**WHAT YOU HAVE TO DO**
Repeat, exactly and in full, the lines of the listing below, but without any pictures.

# STORED DATA start

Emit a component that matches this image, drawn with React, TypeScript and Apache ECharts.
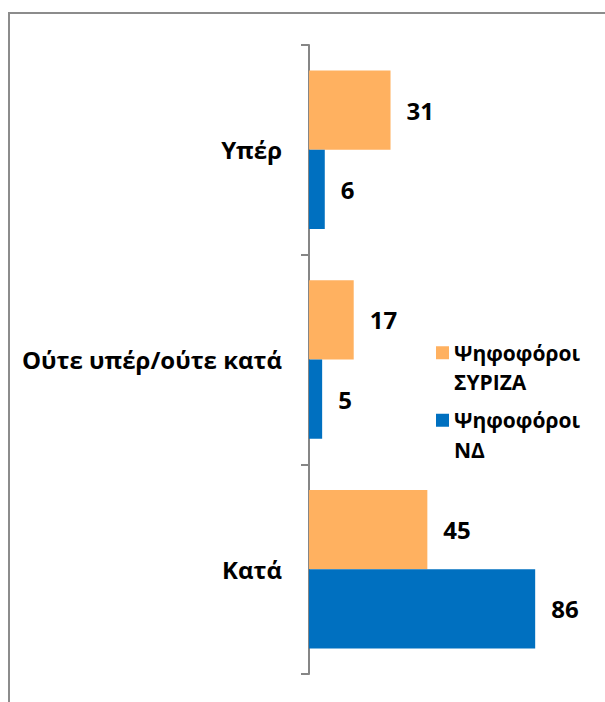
import React, { useEffect, useRef } from "react";
import * as echarts from "echarts";

const categories = ["Υπέρ", "Ούτε υπέρ/ούτε κατά", "Κατά"];
const seriesNames = ["Ψηφοφόροι ΣΥΡΙΖΑ", "Ψηφοφόροι ΝΔ"];
const syrizaValues = [31, 17, 45];
const ndValues = [6, 5, 86];

const ORANGE = "#FFB160";
const BLUE = "#0070C0";
const FONT = "'Open Sans', 'Noto Sans', sans-serif";

export default function App() {
  const ref = useRef<HTMLDivElement>(null);
  useEffect(() => {
    if (!ref.current) return;
    const chart = echarts.init(ref.current, undefined, { renderer: "svg" });
    const valueLabel = {
      show: true,
      position: "right",
      distance: 16,
      color: "#000",
      fontFamily: FONT,
      fontWeight: "bold",
      fontSize: 24,
    };
    chart.setOption({
      animation: false,
      backgroundColor: "#fff",
      textStyle: { fontFamily: FONT },
      graphic: [
        {
          type: "rect",
          shape: { x: 9, y: 13, width: 800, height: 900 },
          style: { fill: "none", stroke: "#8c8c8c", lineWidth: 2 },
          silent: true,
        },
      ],
      grid: { left: 309, top: 45, width: 263, height: 629, containLabel: false },
      xAxis: {
        type: "value",
        min: 0,
        max: 100,
        show: false,
        splitLine: { show: false },
      },
      yAxis: {
        type: "category",
        data: categories,
        inverse: true,
        axisLine: { show: true, lineStyle: { color: "#868686", width: 2 } },
        axisTick: { show: true, length: 8, lineStyle: { color: "#868686", width: 2 } },
        axisLabel: {
          margin: 27,
          color: "#000",
          fontFamily: FONT,
          fontWeight: "bold",
          fontSize: 24,
        },
      },
      legend: {
        orient: "vertical",
        left: 436,
        top: 308.5,
        padding: 0,
        itemWidth: 13,
        itemHeight: 13,
        itemGap: -21,
        icon: "rect",
        data: seriesNames,
        formatter: (name: string) => "\n" + name.replace(" ", "\n"),
        textStyle: {
          fontFamily: FONT,
          fontWeight: "bold",
          fontSize: 21,
          color: "#000",
          lineHeight: 29.5,
        },
      },
      series: [
        {
          name: seriesNames[0],
          type: "bar",
          data: syrizaValues,
          itemStyle: { color: ORANGE },
          barGap: "0%",
          barCategoryGap: "24.4%",
          label: valueLabel,
        },
        {
          name: seriesNames[1],
          type: "bar",
          data: ndValues,
          itemStyle: { color: BLUE },
          barGap: "0%",
          barCategoryGap: "24.4%",
          label: valueLabel,
        },
      ],
    });
    return () => chart.dispose();
  }, []);
  return (
    <div
      ref={ref}
      style={{ position: "absolute", left: 0, top: 0, width: 605, height: 702, background: "#fff" }}
    />
  );
}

# STORED DATA end

**WRITTEN RESPONSE**
Emit a component that matches this image, drawn with React, TypeScript and Apache ECharts.
import React, { useEffect, useRef } from "react";
import * as echarts from "echarts";

const categories = ["Υπέρ", "Ούτε υπέρ/ούτε κατά", "Κατά"];
const seriesNames = ["Ψηφοφόροι ΣΥΡΙΖΑ", "Ψηφοφόροι ΝΔ"];
const syrizaValues = [31, 17, 45];
const ndValues = [6, 5, 86];

const ORANGE = "#FFB160";
const BLUE = "#0070C0";
const FONT = "'Open Sans', 'Noto Sans', sans-serif";

export default function App() {
  const ref = useRef<HTMLDivElement>(null);
  useEffect(() => {
    if (!ref.current) return;
    const chart = echarts.init(ref.current, undefined, { renderer: "svg" });
    const valueLabel = {
      show: true,
      position: "right",
      distance: 16,
      color: "#000",
      fontFamily: FONT,
      fontWeight: "bold",
      fontSize: 24,
    };
    chart.setOption({
      animation: false,
      backgroundColor: "#fff",
      textStyle: { fontFamily: FONT },
      graphic: [
        {
          type: "rect",
          shape: { x: 9, y: 13, width: 800, height: 900 },
          style: { fill: "none", stroke: "#8c8c8c", lineWidth: 2 },
          silent: true,
        },
      ],
      grid: { left: 309, top: 45, width: 263, height: 629, containLabel: false },
      xAxis: {
        type: "value",
        min: 0,
        max: 100,
        show: false,
        splitLine: { show: false },
      },
      yAxis: {
        type: "category",
        data: categories,
        inverse: true,
        axisLine: { show: true, lineStyle: { color: "#868686", width: 2 } },
        axisTick: { show: true, length: 8, lineStyle: { color: "#868686", width: 2 } },
        axisLabel: {
          margin: 27,
          color: "#000",
          fontFamily: FONT,
          fontWeight: "bold",
          fontSize: 24,
        },
      },
      legend: {
        orient: "vertical",
        left: 436,
        top: 308.5,
        padding: 0,
        itemWidth: 13,
        itemHeight: 13,
        itemGap: -21,
        icon: "rect",
        data: seriesNames,
        formatter: (name: string) => "\n" + name.replace(" ", "\n"),
        textStyle: {
          fontFamily: FONT,
          fontWeight: "bold",
          fontSize: 21,
          color: "#000",
          lineHeight: 29.5,
        },
      },
      series: [
        {
          name: seriesNames[0],
          type: "bar",
          data: syrizaValues,
          itemStyle: { color: ORANGE },
          barGap: "0%",
          barCategoryGap: "24.4%",
          label: valueLabel,
        },
        {
          name: seriesNames[1],
          type: "bar",
          data: ndValues,
          itemStyle: { color: BLUE },
          barGap: "0%",
          barCategoryGap: "24.4%",
          label: valueLabel,
        },
      ],
    });
    return () => chart.dispose();
  }, []);
  return (
    <div
      ref={ref}
      style={{ position: "absolute", left: 0, top: 0, width: 605, height: 702, background: "#fff" }}
    />
  );
}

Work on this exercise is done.